Standard Tanks Not Drilled you can pickup for $1-$2 per gallon used. A little bit more if it has overflows.

Used Skimmer HOB or In Sump $100-$200

Rock $3-$5 per pound

Subtrate (Aragonite) $1-$2 per pound

Lighting depending on what you plan on keeping you have various options - LED, T5HO or MH and this can run you $200-$1000+

Heater $40

Salt $40-$85 per bucket ~150G Mix

RO/DI Water you can purchase from most LFS, but in the long run a unit will save you $. These can be picked up used for under $100 or brand new under $150

This would be a good start and then you can consider a sump/refugium that you would then have to add the cost of this, if you are handy, pickup a used tank and have the glass baffles cut. You will need a return pump as well. Highly recommend a drilled overflow vs a hang on.

HTH's, feel free to ask as many questions. There are many good threads on here for Nano setups as well.


----------



## Cypher (Apr 15, 2006)

Refractometer is a must. It measures salinity accurately. You can find a good used unit for about $45. Brand new will cost you $60+.


----------



## Kweli (Jun 2, 2010)

Your looking at minimum 500-1000 for a starter setup.

I spent about 1000 for a 34 gallon with all the fix'ins


----------



## gucci17 (Oct 11, 2007)

How much you spend is all up to you and the type of equipment you use. Start out with a budget first.


----------



## camboy012406 (Jun 11, 2010)

for 100$ can I setup saltwater?


----------



## gucci17 (Oct 11, 2007)

camboy012406 said:


> for 100$ can I setup saltwater?


That's not being very realistic...I would just start saving up so in a year or two you can look into setting one up.


----------



## mattdean (Oct 23, 2010)

I, mistakenly, asked at a Big al's store how much it would cost to switch to saltwater. They said, "$300!". Well, the skimmer alone - which was a piece of junk - cost $380.

My new setup cost me about 12 to 13 thousand for everything - NOT including livestock and corals!! But that's the extreme.

You are best to get familiar with your LFS and have them help you price everything out, THEN add at least 30%. My budget more than doubled with my current tank.

If you want a number, I would say to do things properly, ie: test kits, lighting, decent filtration, flow, etc. you would need $1000 for a reasonably small tank.

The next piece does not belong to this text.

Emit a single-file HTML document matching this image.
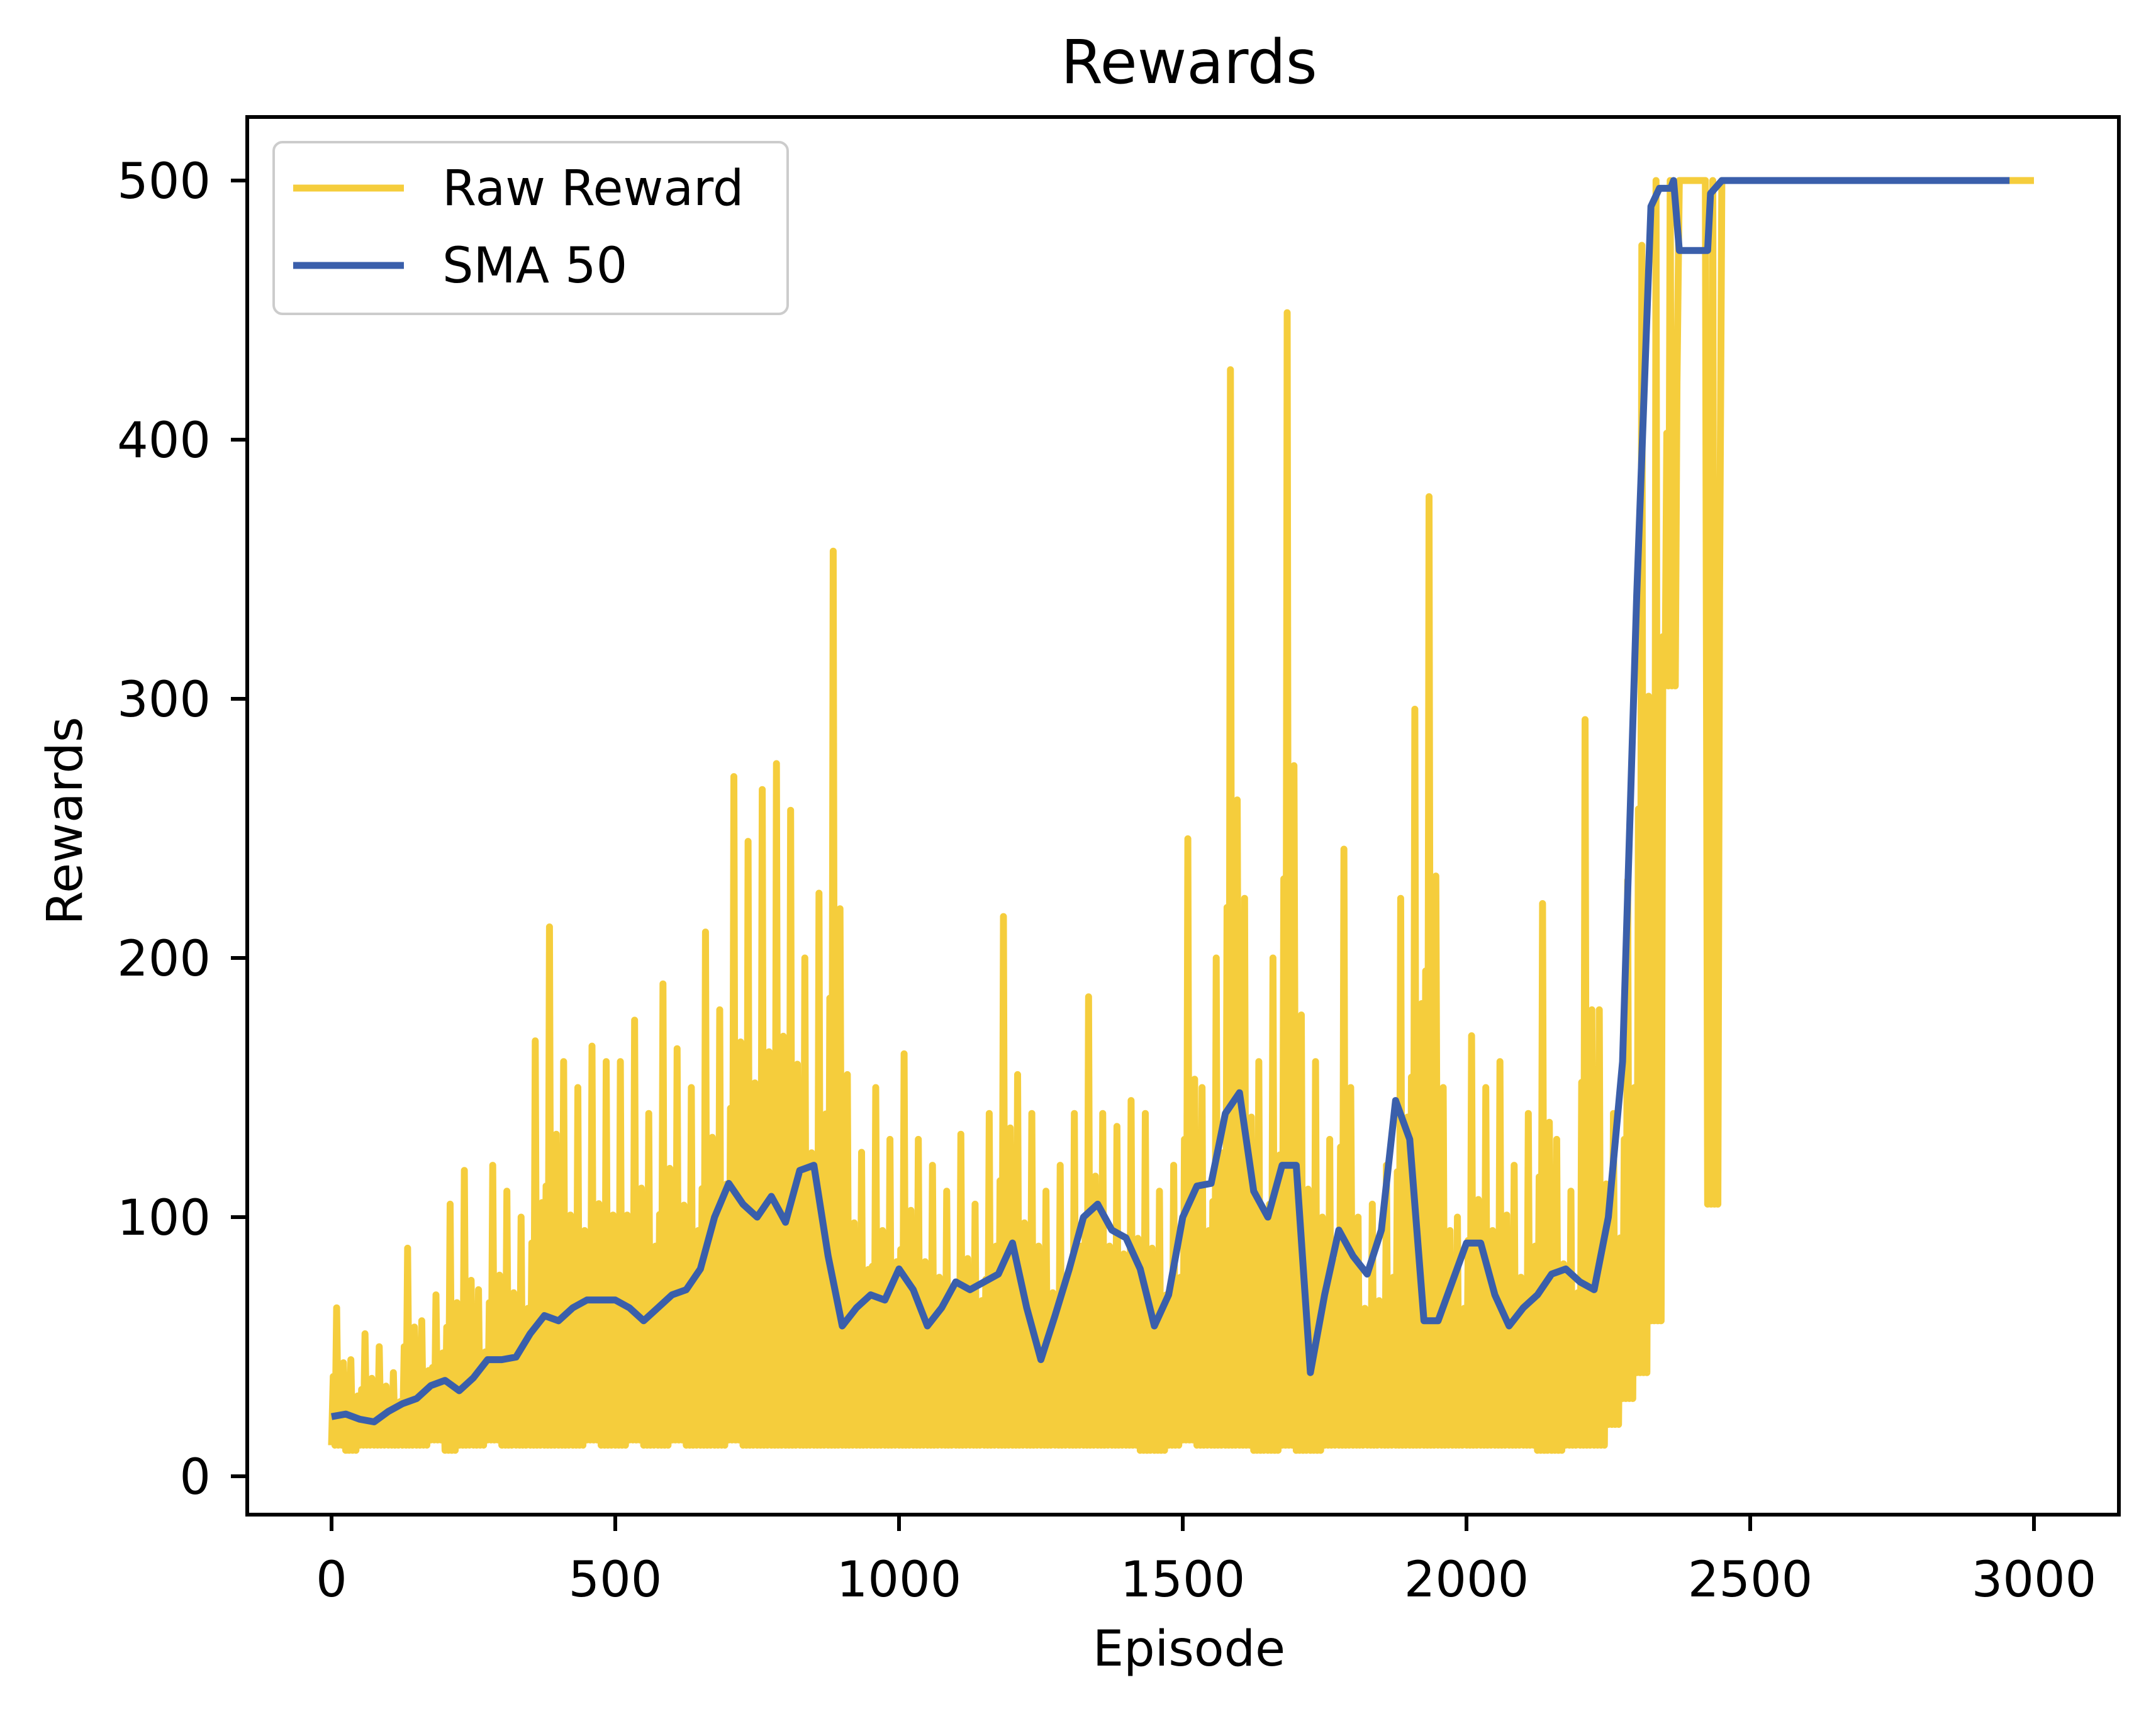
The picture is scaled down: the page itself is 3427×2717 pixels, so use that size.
<!DOCTYPE html>
<html><head><meta charset="utf-8">
<style>
html,body{margin:0;padding:0;background:#fff;}
svg{display:block;font-family:"DejaVu Sans","Liberation Sans",sans-serif;}
</style></head>
<body>
<svg id="chart" width="3427" height="2717" viewBox="0 0 3427 2717">
<rect x="0" y="0" width="3427" height="2717" fill="#fff"/>
<text x="1890" y="132" font-size="96" text-anchor="middle">Rewards</text>
<g id="plot"></g>
<text x="1890" y="2648" font-size="78" text-anchor="middle">Episode</text>
<text x="0" y="0" font-size="78" text-anchor="middle" transform="translate(130,1305) rotate(-90)">Rewards</text>
<g id="legend">
<rect x="435" y="226" width="817" height="273" rx="14" fill="#fff" fill-opacity="0.8" stroke="#ccc" stroke-width="4"/>
<line x1="466" y1="299" x2="642" y2="299" stroke="#f5cd3c" stroke-width="11"/>
<text x="703" y="326" font-size="78">Raw Reward</text>
<line x1="466" y1="422" x2="642" y2="422" stroke="#3a5fab" stroke-width="11"/>
<text x="703" y="449" font-size="78">SMA 50</text>
</g>
</svg>
<script>
// Data (25-episode bins)
const binSize = 25;
const rawHigh = [65,45,55,50, 40,88,60,70, 105,118,72,120, 110,100,168,212, 160,150,166,160,
  160,176,140,190, 165,150,210,180, 270,245,265,275, 257,200,225,357, 155,125,150,130,
  163,130,120,110, 132,105,140,216, 155,140,110,120, 140,185,140,135, 145,140,110,120,
  246,150,200,427, 223,160,200,449, 178,160,130,242, 100,105,120,223, 296,378,150,100,
  170,150,160,120, 140,221,130,110, 292,180,140,230, 475,500,500,500, 500,500,500,500,
  500,500,500,500, 500,500,500,500, 500,500,500,500, 500,500,500,500, 500,500,500,500];
const rawLow = [12,10,12,12, 12,12,12,14, 10,12,12,14, 12,12,12,12, 12,12,14,12,
  12,14,12,12, 14,12,12,12, 14,12,12,12, 12,12,12,12, 12,12,12,12,
  12,12,12,12, 12,12,12,12, 12,12,12,12, 12,12,12,12, 12,10,10,12,
  14,12,12,12, 12,10,10,12, 10,10,12,12, 12,12,12,12, 12,12,12,12,
  12,12,12,12, 12,10,10,12, 12,12,20,30, 40,60,305,500, 500,105,500,500,
  500,500,500,500, 500,500,500,500, 500,500,500,500, 500,500,500,500, 500,500,500,500];
const smaEpisodes = [0,25,50,75,100,125,150,175,200,225,250,275,300,325,350,375,400,425,450,475,500,525,550,575,600,625,650,675,700,725,750,775,800,825,850,875,900,925,950,975,1000,1025,1050,1075,1100,1125,1150,1175,1200,1225,1250,1275,1300,1325,1350,1375,1400,1425,1450,1475,1500,1525,1550,1575,1600,1625,1650,1675,1700,1725,1750,1775,1800,1825,1850,1875,1900,1925,1950,1975,2000,2025,2050,2075,2100,2125,2150,2175,2200,2225,2250,2275,2300,2325,2340,2360,2365,2375,2400,2425,2430,2450,2957];
const smaValues = [23,24,22,21,25,28,30,35,37,33,38,45,45,46,55,62,60,65,68,68,68,65,60,65,70,72,80,100,113,105,100,108,98,118,120,85,58,65,70,68,80,72,58,65,75,72,75,78,90,65,45,62,80,100,105,95,92,80,58,70,100,112,113,140,148,110,100,120,120,40,70,95,85,78,95,145,130,60,60,75,90,90,70,58,65,70,78,80,75,72,100,160,340,490,497,497,500,473,473,473,495,500,500];
const xTicks = [0,500,1000,1500,2000,2500,3000];
const yTicks = [0,100,200,300,400,500];

const X0 = 527, XS = 0.902;
const Y0 = 2347, YS = (2347-287)/500;
function xs(e){return X0 + e*XS;}
function ys(v){return Y0 - v*YS;}

const NS = "http://www.w3.org/2000/svg";
const plot = document.getElementById('plot');
function mk(tag, attrs){const el=document.createElementNS(NS,tag);for(const k in attrs)el.setAttribute(k,attrs[k]);return el;}

let pts = [];
for(let i=0;i<rawHigh.length;i++){
  const e = i*binSize, hi=rawHigh[i], lo=rawLow[i];
  const b1 = lo + 0.5*(hi-lo), b2 = lo + 0.35*(hi-lo), b3 = lo + 0.6*(hi-lo);
  pts.push([e,lo],[e+3,b1],[e+6,lo],[e+9,hi],[e+12,lo],[e+15,b2],[e+18,lo],[e+21,b3]);
}
pts.push([3000,500]);
const raw = mk('polyline',{points:pts.map(p=>xs(Math.min(p[0],3000)).toFixed(1)+','+ys(p[1]).toFixed(1)).join(' '),fill:'none',stroke:'#f5cd3c','stroke-width':11,'stroke-linejoin':'round'});


plot.appendChild(raw);

const sma = mk('polyline',{points:smaEpisodes.map((e,i)=>xs(e).toFixed(1)+','+ys(smaValues[i]).toFixed(1)).join(' '),fill:'none',stroke:'#3a5fab','stroke-width':11,'stroke-linejoin':'round'});


plot.appendChild(sma);

const frame = mk('rect',{x:393,y:186,width:2975,height:2222,fill:'none',stroke:'#000','stroke-width':6});


plot.appendChild(frame);

xTicks.forEach(t=>{
  const x = xs(t);
  const tk = mk('line',{x1:x,y1:2408,x2:x,y2:2434,stroke:'#000','stroke-width':6});
  
  
  plot.appendChild(tk);
  const lb = mk('text',{x:x,y:2538,'font-size':78,'text-anchor':'middle'});
  lb.textContent = t;
  
  
  plot.appendChild(lb);
});
yTicks.forEach(t=>{
  const y = ys(t);
  const tk = mk('line',{x1:367,y1:y,x2:393,y2:y,stroke:'#000','stroke-width':6});
  
  
  plot.appendChild(tk);
  const lb = mk('text',{x:335,y:y+28,'font-size':78,'text-anchor':'end'});
  lb.textContent = t;
  
  
  plot.appendChild(lb);
});
</script>
</body></html>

Of course, there are all in on solutions that you could look at if you are content with a 29 gallon or smaller that would be cheaper.

Also, look at used set ups for sale that have everything you need up and running. just remember, you are buying the persons possible problems as well as gear.

Just remember the old saying, "the cheap man pays twice"  Of course, this is just my experience and opinion. I have always regretted trying to go cheap and cut corners. With my new setup, it has been flawless because I did it right the first time.

Good luck!


----------